== Information shown ==

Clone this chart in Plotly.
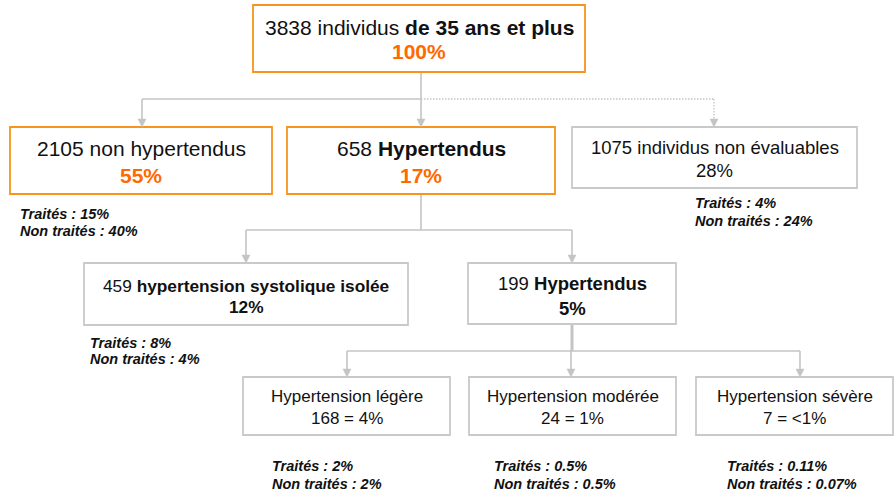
import plotly.graph_objects as go

# ---------------- data ----------------
node_ids = ["total", "non_hta", "hta", "non_eval", "hsi", "hta2", "legere", "moderee", "severe"]
counts = [3838, 2105, 658, 1075, 459, 199, 168, 24, 7]
percents = ["100%", "55%", "17%", "28%", "12%", "5%", "4%", "1%", "<1%"]
titles = ["individus <b>de 35 ans et plus</b>", "non hypertendus", "<b>Hypertendus</b>",
          "individus non évaluables", "<b>hypertension systolique isolée</b>", "<b>Hypertendus</b>",
          "Hypertension légère", "Hypertension modérée", "Hypertension sévère"]
parents = [None, "total", "total", "total", "hta", "hta", "hta2", "hta2", "hta2"]

treated_nodes = ["non_hta", "non_eval", "hsi", "legere", "moderee", "severe"]
traites = ["15%", "4%", "8%", "2%", "0.5%", "0.11%"]
non_traites = ["40%", "24%", "4%", "2%", "0.5%", "0.07%"]

# ---------------- layout / styling (pixel geometry) ----------------
W, H = 894, 494
ORANGE_BORDER = "#F7941D"
ORANGE_TEXT = "#FF6A00"
GRAY_BORDER = "#C9C9C9"
LINE = "#C4C4C4"
FONT = "Liberation Sans, Arial, sans-serif"

geom = {
    # box x0, y0, x1, y1, line1 y, line2 y, font size, style
    "total":    dict(box=(253, 5, 585, 72),   ly=(27, 51),   fs=21, st="orange"),
    "non_hta":  dict(box=(10, 127, 272, 194), ly=(148, 175), fs=21, st="orange"),
    "hta":      dict(box=(287, 127, 555, 194), ly=(148, 175), fs=21, st="orange"),
    "non_eval": dict(box=(572, 127, 857, 188), ly=(147, 170), fs=18.5, st="plain"),
    "hsi":      dict(box=(84, 263, 408, 325), ly=(286, 307), fs=17.3, st="boldpct"),
    "hta2":     dict(box=(468, 263, 676, 324), ly=(283, 308), fs=18.5, st="boldpct"),
    "legere":   dict(box=(243, 377, 450, 435), ly=(396, 418), fs=17, st="eq"),
    "moderee":  dict(box=(469, 377, 676, 435), ly=(396, 418), fs=17, st="eq"),
    "severe":   dict(box=(696, 377, 893, 435), ly=(396, 418), fs=17, st="eq"),
}
treat_pos = {
    "non_hta": (18, 214, 231),
    "non_eval": (693, 203, 221),
    "hsi": (88, 343, 359),
    "legere": (270, 466, 484),
    "moderee": (492, 466, 484),
    "severe": (725, 466, 484),
}
# connectors: parent drop x, bus y, child arrow x
parent_drop = {"total": (421, 99), "hta": (421, 230), "hta2": (572, 351)}
child_x = {"non_hta": 142, "hta": 421, "non_eval": 714, "hsi": 246, "hta2": 572,
           "legere": 347, "moderee": 571, "severe": 800}
dotted_children = {"non_eval"}

fig = go.Figure()
shapes = []
annotations = []

def line(x0, y0, x1, y1, dash="solid", width=1.6, color=LINE):
    shapes.append(dict(type="line", x0=x0, y0=y0, x1=x1, y1=y1, xref="x", yref="y",
                       line=dict(color=color, width=width, dash=dash), layer="below"))

def arrow(x, ytip, color=LINE):
    shapes.append(dict(type="path", path=f"M {x-4},{ytip-8} L {x+4},{ytip-8} L {x},{ytip} Z",
                       xref="x", yref="y", fillcolor=color, line=dict(color=color, width=0.5)))

def text(x, y, s, size, color="#111111", xanchor="center"):
    annotations.append(dict(x=x, y=y, xref="x", yref="y", text=s, showarrow=False,
                            xanchor=xanchor, yanchor="middle",
                            font=dict(family=FONT, size=size, color=color)))

# connectors
for pid, (px, bus_y) in parent_drop.items():
    pb = geom[pid]["box"][3]
    kids = [nid for nid, p in zip(node_ids, parents) if p == pid]
    w = 3 if pid == "hta2" else 1.6
    line(px, pb, px, bus_y, width=w)
    solid_kids = [child_x[k] for k in kids if k not in dotted_children] + [px]
    line(min(solid_kids), bus_y, max(solid_kids), bus_y)
    for k in kids:
        cx = child_x[k]
        ctop = geom[k]["box"][1]
        if k in dotted_children:
            line(px, bus_y, cx, bus_y, dash="1.5px,1.5px", width=1.3)
            line(cx, bus_y, cx, ctop - 6, dash="1.5px,1.5px", width=1.3)
        else:
            line(cx, bus_y, cx, ctop - 6)
        arrow(cx, ctop)

# boxes and texts
for nid, cnt, pct, title in zip(node_ids, counts, percents, titles):
    g = geom[nid]
    x0, y0, x1, y1 = g["box"]
    st = g["st"]
    border = ORANGE_BORDER if st == "orange" else GRAY_BORDER
    shapes.append(dict(type="rect", x0=x0, y0=y0, x1=x1, y1=y1, xref="x", yref="y",
                       line=dict(color=border, width=1.8), fillcolor="white", layer="below"))
    cx = (x0 + x1) / 2
    l1, l2 = g["ly"]
    fs = g["fs"]
    if st == "eq":
        text(cx, l1, title, fs)
        text(cx, l2, f"{cnt} = {pct}", fs)
    else:
        text(cx, l1, f"{cnt} {title}", fs)
        if st == "orange":
            text(cx, l2, f"<b>{pct}</b>", fs, color=ORANGE_TEXT)
        elif st == "boldpct":
            text(cx, l2, f"<b>{pct}</b>", fs)
        else:
            text(cx, l2, pct, fs)

for nid, t, nt in zip(treated_nodes, traites, non_traites):
    x, ya, yb = treat_pos[nid]
    text(x, ya, f"<b><i>Traités : {t}</i></b>", 14.5, xanchor="left")
    text(x, yb, f"<b><i>Non traités : {nt}</i></b>", 14.5, xanchor="left")

fig.update_layout(
    width=W, height=H, margin=dict(l=0, r=0, t=0, b=0),
    paper_bgcolor="white", plot_bgcolor="white",
    xaxis=dict(range=[0, W], visible=False, fixedrange=True),
    yaxis=dict(range=[H, 0], visible=False, fixedrange=True),
    shapes=shapes, annotations=annotations, showlegend=False,
)
fig.write_html("out.html", config={"displayModeBar": False},
               post_script="document.body.style.margin='0';document.body.style.overflow='hidden';")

== Aim of the task ==
All of the lines above should be retyped precisely, apart from the pictures.

== Written response ==
Clone this chart in Plotly.
import plotly.graph_objects as go

# ---------------- data ----------------
node_ids = ["total", "non_hta", "hta", "non_eval", "hsi", "hta2", "legere", "moderee", "severe"]
counts = [3838, 2105, 658, 1075, 459, 199, 168, 24, 7]
percents = ["100%", "55%", "17%", "28%", "12%", "5%", "4%", "1%", "<1%"]
titles = ["individus <b>de 35 ans et plus</b>", "non hypertendus", "<b>Hypertendus</b>",
          "individus non évaluables", "<b>hypertension systolique isolée</b>", "<b>Hypertendus</b>",
          "Hypertension légère", "Hypertension modérée", "Hypertension sévère"]
parents = [None, "total", "total", "total", "hta", "hta", "hta2", "hta2", "hta2"]

treated_nodes = ["non_hta", "non_eval", "hsi", "legere", "moderee", "severe"]
traites = ["15%", "4%", "8%", "2%", "0.5%", "0.11%"]
non_traites = ["40%", "24%", "4%", "2%", "0.5%", "0.07%"]

# ---------------- layout / styling (pixel geometry) ----------------
W, H = 894, 494
ORANGE_BORDER = "#F7941D"
ORANGE_TEXT = "#FF6A00"
GRAY_BORDER = "#C9C9C9"
LINE = "#C4C4C4"
FONT = "Liberation Sans, Arial, sans-serif"

geom = {
    # box x0, y0, x1, y1, line1 y, line2 y, font size, style
    "total":    dict(box=(253, 5, 585, 72),   ly=(27, 51),   fs=21, st="orange"),
    "non_hta":  dict(box=(10, 127, 272, 194), ly=(148, 175), fs=21, st="orange"),
    "hta":      dict(box=(287, 127, 555, 194), ly=(148, 175), fs=21, st="orange"),
    "non_eval": dict(box=(572, 127, 857, 188), ly=(147, 170), fs=18.5, st="plain"),
    "hsi":      dict(box=(84, 263, 408, 325), ly=(286, 307), fs=17.3, st="boldpct"),
    "hta2":     dict(box=(468, 263, 676, 324), ly=(283, 308), fs=18.5, st="boldpct"),
    "legere":   dict(box=(243, 377, 450, 435), ly=(396, 418), fs=17, st="eq"),
    "moderee":  dict(box=(469, 377, 676, 435), ly=(396, 418), fs=17, st="eq"),
    "severe":   dict(box=(696, 377, 893, 435), ly=(396, 418), fs=17, st="eq"),
}
treat_pos = {
    "non_hta": (18, 214, 231),
    "non_eval": (693, 203, 221),
    "hsi": (88, 343, 359),
    "legere": (270, 466, 484),
    "moderee": (492, 466, 484),
    "severe": (725, 466, 484),
}
# connectors: parent drop x, bus y, child arrow x
parent_drop = {"total": (421, 99), "hta": (421, 230), "hta2": (572, 351)}
child_x = {"non_hta": 142, "hta": 421, "non_eval": 714, "hsi": 246, "hta2": 572,
           "legere": 347, "moderee": 571, "severe": 800}
dotted_children = {"non_eval"}

fig = go.Figure()
shapes = []
annotations = []

def line(x0, y0, x1, y1, dash="solid", width=1.6, color=LINE):
    shapes.append(dict(type="line", x0=x0, y0=y0, x1=x1, y1=y1, xref="x", yref="y",
                       line=dict(color=color, width=width, dash=dash), layer="below"))

def arrow(x, ytip, color=LINE):
    shapes.append(dict(type="path", path=f"M {x-4},{ytip-8} L {x+4},{ytip-8} L {x},{ytip} Z",
                       xref="x", yref="y", fillcolor=color, line=dict(color=color, width=0.5)))

def text(x, y, s, size, color="#111111", xanchor="center"):
    annotations.append(dict(x=x, y=y, xref="x", yref="y", text=s, showarrow=False,
                            xanchor=xanchor, yanchor="middle",
                            font=dict(family=FONT, size=size, color=color)))

# connectors
for pid, (px, bus_y) in parent_drop.items():
    pb = geom[pid]["box"][3]
    kids = [nid for nid, p in zip(node_ids, parents) if p == pid]
    w = 3 if pid == "hta2" else 1.6
    line(px, pb, px, bus_y, width=w)
    solid_kids = [child_x[k] for k in kids if k not in dotted_children] + [px]
    line(min(solid_kids), bus_y, max(solid_kids), bus_y)
    for k in kids:
        cx = child_x[k]
        ctop = geom[k]["box"][1]
        if k in dotted_children:
            line(px, bus_y, cx, bus_y, dash="1.5px,1.5px", width=1.3)
            line(cx, bus_y, cx, ctop - 6, dash="1.5px,1.5px", width=1.3)
        else:
            line(cx, bus_y, cx, ctop - 6)
        arrow(cx, ctop)

# boxes and texts
for nid, cnt, pct, title in zip(node_ids, counts, percents, titles):
    g = geom[nid]
    x0, y0, x1, y1 = g["box"]
    st = g["st"]
    border = ORANGE_BORDER if st == "orange" else GRAY_BORDER
    shapes.append(dict(type="rect", x0=x0, y0=y0, x1=x1, y1=y1, xref="x", yref="y",
                       line=dict(color=border, width=1.8), fillcolor="white", layer="below"))
    cx = (x0 + x1) / 2
    l1, l2 = g["ly"]
    fs = g["fs"]
    if st == "eq":
        text(cx, l1, title, fs)
        text(cx, l2, f"{cnt} = {pct}", fs)
    else:
        text(cx, l1, f"{cnt} {title}", fs)
        if st == "orange":
            text(cx, l2, f"<b>{pct}</b>", fs, color=ORANGE_TEXT)
        elif st == "boldpct":
            text(cx, l2, f"<b>{pct}</b>", fs)
        else:
            text(cx, l2, pct, fs)

for nid, t, nt in zip(treated_nodes, traites, non_traites):
    x, ya, yb = treat_pos[nid]
    text(x, ya, f"<b><i>Traités : {t}</i></b>", 14.5, xanchor="left")
    text(x, yb, f"<b><i>Non traités : {nt}</i></b>", 14.5, xanchor="left")

fig.update_layout(
    width=W, height=H, margin=dict(l=0, r=0, t=0, b=0),
    paper_bgcolor="white", plot_bgcolor="white",
    xaxis=dict(range=[0, W], visible=False, fixedrange=True),
    yaxis=dict(range=[H, 0], visible=False, fixedrange=True),
    shapes=shapes, annotations=annotations, showlegend=False,
)
fig.write_html("out.html", config={"displayModeBar": False},
               post_script="document.body.style.margin='0';document.body.style.overflow='hidden';")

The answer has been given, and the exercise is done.